TOKYO OLYMPIANS WIN GOLD IN SKI RELAY
Our lifesavers and life guards have saved the day for the Australian Olympic team in the past and these two paddlers are hoping a sweet victory at The Aussies 2021 on the Sunshine Coast is a sign of things to come in Tokyo later this year.
The Avoca trio of Tokyo-bound Lachlan Tame and Riley Fitzsimmons and crewmate Peter Mitchell have snatched the first gold medal of the open competition at the Australian surf life saving titles in the single ski relay.
The pair beat the Northcliffe team of Sam Norton, Tom Norton and Mackenzie Hynard with the Newport trio of Mitchell Trim, Jayke Rees and top ironman Max Brooks third.
“We’ll be lining up in the K2 1000m and K4 500m – it’s going to be our last opportunity to really practice and perform before we go over to Tokyo,’’ Fitzsimmons said after the race.
“So a lot of preparation is going to go into that racing at nationals, really practising those one percenters on and off the water.’’
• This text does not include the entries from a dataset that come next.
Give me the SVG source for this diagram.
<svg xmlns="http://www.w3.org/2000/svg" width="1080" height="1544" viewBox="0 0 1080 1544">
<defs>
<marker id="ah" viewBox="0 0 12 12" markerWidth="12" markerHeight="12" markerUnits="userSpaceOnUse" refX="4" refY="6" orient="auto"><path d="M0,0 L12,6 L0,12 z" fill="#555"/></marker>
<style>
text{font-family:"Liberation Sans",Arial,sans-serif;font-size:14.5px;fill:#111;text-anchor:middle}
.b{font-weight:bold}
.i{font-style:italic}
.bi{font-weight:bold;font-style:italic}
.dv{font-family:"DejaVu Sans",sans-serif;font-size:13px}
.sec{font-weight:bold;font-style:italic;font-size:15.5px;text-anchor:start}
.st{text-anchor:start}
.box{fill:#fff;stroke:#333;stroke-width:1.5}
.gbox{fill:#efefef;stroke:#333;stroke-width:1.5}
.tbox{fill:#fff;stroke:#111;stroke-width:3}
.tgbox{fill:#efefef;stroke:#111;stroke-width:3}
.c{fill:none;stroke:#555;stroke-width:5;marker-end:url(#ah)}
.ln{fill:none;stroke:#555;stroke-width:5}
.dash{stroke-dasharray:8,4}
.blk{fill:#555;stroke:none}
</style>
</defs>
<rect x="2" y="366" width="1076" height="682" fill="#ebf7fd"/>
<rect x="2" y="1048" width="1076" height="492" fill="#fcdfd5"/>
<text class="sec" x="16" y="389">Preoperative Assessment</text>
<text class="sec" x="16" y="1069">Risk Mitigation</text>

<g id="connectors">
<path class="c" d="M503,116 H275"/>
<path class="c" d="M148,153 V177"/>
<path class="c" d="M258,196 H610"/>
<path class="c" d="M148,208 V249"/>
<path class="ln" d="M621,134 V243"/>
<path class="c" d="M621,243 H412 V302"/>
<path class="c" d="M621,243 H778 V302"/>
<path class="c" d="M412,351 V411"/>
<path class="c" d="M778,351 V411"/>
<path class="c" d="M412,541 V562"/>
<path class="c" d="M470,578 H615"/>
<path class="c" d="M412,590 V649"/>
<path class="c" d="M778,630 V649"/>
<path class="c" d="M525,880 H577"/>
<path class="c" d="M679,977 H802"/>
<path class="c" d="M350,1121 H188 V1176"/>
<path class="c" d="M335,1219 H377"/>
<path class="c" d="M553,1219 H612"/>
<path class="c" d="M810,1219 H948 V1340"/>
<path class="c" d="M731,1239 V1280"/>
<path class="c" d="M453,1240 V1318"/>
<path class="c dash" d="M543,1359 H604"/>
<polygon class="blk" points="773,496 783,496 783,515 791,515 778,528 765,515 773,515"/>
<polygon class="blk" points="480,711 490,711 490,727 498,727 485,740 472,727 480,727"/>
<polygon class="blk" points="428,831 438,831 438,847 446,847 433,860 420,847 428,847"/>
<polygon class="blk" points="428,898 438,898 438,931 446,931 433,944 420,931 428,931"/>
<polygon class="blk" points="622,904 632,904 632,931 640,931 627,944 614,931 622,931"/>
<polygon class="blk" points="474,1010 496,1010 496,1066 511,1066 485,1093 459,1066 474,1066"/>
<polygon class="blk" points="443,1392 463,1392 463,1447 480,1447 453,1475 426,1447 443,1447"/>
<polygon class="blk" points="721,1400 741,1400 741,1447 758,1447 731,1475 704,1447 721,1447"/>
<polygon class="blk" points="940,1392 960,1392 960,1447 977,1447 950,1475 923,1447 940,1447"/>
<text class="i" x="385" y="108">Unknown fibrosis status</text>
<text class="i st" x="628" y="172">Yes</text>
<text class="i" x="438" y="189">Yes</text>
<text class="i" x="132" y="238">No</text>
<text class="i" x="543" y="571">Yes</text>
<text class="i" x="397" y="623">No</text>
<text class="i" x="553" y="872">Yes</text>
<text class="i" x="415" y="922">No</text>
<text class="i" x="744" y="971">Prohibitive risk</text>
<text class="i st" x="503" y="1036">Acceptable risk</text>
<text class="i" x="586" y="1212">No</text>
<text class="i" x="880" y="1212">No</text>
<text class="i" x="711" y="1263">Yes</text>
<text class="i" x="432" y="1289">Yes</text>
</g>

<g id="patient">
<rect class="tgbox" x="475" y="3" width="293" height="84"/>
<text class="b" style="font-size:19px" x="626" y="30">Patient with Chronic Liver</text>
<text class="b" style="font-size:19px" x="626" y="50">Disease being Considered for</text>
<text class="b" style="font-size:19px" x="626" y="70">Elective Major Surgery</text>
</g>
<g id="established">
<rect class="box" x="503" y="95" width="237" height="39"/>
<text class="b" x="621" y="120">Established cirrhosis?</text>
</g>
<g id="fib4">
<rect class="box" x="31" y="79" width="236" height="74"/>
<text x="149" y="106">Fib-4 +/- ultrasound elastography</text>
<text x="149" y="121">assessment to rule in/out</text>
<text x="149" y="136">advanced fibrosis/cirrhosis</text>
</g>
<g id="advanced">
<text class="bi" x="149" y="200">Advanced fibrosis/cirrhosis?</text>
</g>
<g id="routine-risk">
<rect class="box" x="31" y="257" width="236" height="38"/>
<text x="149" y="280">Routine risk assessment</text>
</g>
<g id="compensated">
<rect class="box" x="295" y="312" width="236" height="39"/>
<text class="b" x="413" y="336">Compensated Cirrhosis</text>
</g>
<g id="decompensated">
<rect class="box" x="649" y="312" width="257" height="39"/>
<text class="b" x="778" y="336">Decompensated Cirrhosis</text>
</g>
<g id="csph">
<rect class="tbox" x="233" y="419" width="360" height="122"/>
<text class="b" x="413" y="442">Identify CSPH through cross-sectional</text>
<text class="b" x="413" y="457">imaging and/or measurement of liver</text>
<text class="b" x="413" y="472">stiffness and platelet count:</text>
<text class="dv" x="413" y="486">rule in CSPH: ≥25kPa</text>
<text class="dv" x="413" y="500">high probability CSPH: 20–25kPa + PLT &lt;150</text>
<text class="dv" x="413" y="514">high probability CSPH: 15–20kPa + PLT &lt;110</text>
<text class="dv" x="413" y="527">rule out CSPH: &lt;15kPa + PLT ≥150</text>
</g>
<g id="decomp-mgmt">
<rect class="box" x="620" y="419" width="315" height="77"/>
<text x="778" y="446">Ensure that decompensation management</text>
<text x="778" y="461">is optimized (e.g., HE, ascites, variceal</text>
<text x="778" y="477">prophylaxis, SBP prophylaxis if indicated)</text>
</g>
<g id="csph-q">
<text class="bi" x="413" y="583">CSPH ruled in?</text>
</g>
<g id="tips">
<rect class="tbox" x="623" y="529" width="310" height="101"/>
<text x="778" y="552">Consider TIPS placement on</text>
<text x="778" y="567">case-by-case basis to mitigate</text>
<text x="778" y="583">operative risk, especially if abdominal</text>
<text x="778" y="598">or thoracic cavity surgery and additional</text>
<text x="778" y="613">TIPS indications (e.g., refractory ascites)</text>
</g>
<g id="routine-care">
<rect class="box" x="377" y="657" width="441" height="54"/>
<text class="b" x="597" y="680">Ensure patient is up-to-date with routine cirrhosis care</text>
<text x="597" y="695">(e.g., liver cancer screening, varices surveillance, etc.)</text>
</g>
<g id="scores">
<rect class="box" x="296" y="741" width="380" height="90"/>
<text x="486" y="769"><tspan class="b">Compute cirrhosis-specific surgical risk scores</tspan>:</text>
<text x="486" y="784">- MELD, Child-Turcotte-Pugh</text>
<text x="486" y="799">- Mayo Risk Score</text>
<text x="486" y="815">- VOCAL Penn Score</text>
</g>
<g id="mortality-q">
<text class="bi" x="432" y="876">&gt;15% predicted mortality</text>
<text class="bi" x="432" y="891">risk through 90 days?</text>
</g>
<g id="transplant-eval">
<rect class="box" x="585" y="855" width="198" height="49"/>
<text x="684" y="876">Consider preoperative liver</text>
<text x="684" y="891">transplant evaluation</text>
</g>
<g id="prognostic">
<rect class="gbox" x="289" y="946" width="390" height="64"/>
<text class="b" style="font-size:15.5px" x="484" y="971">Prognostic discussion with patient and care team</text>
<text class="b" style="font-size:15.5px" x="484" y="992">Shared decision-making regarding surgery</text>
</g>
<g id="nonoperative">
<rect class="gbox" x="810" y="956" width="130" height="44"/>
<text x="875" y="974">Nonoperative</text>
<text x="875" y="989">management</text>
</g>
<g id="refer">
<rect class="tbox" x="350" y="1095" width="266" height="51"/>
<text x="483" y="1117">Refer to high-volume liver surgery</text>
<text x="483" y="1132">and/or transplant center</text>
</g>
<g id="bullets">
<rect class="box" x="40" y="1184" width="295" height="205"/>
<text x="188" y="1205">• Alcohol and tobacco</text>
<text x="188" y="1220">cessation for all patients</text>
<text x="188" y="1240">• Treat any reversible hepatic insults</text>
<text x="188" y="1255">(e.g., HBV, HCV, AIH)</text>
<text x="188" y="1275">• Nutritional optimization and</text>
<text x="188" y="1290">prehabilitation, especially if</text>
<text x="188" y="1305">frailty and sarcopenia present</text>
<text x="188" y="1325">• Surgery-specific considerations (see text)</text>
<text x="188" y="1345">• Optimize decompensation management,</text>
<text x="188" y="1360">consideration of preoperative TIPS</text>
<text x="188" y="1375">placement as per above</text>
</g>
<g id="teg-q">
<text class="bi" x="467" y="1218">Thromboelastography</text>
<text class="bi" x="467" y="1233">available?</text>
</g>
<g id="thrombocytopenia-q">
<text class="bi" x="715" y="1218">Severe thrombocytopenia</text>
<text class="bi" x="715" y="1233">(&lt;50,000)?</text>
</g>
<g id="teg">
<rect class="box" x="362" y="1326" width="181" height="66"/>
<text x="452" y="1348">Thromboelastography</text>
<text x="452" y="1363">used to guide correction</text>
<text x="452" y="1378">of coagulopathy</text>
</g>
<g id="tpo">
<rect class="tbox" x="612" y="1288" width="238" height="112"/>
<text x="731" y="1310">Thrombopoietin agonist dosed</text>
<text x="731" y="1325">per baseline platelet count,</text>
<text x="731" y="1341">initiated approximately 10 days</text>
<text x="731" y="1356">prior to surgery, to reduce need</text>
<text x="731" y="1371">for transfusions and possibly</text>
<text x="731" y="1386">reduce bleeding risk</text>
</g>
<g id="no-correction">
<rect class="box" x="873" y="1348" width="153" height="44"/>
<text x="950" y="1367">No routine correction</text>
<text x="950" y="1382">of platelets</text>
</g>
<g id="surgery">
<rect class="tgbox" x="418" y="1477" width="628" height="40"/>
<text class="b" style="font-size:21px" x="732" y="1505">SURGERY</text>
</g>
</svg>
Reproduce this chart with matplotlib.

Tame and Fitzsimmons were named in the sprint canoe team to paddle in Tokyo last year – two of the first athletes to have their tickets to Tokyo stamped after the postponement of the games to 2021.
“We always say that the ski relay is such a high testosterone event, there’s always great athletes, there’s always a couple of Olympians rolling around,’’ Tame said.
“We’ve got two Olympians in one relay team. It’s such a high calibre event that you’ve got these people coming across from another intense sport and bring that edge of racing and professionalism.’’
Also in the field was Australian Olympic Team Deputy Chef de Mission and triple Olympian Ken Wallace (Tugun SLSC) and 1996 Olympic kayaker Jim Walker (North Bondi SLSC)).
Paddlers have a strong history of success in the Olympic arena with one of the most memorable wins in recent times the K4 1000m win by Tate Smith, Dave Smith, Murray Stewart and Jacob Clear – all Australian surf life savers – over Hungary and the Czech Republic at the London Olympics in 2012.
At the Beijing Games in 2008, lifeguard Ken Wallace won a paddling gold and a bronze in one of the best moments of the event in China. Wallace is now a coach for the Australian canoe/kayak team.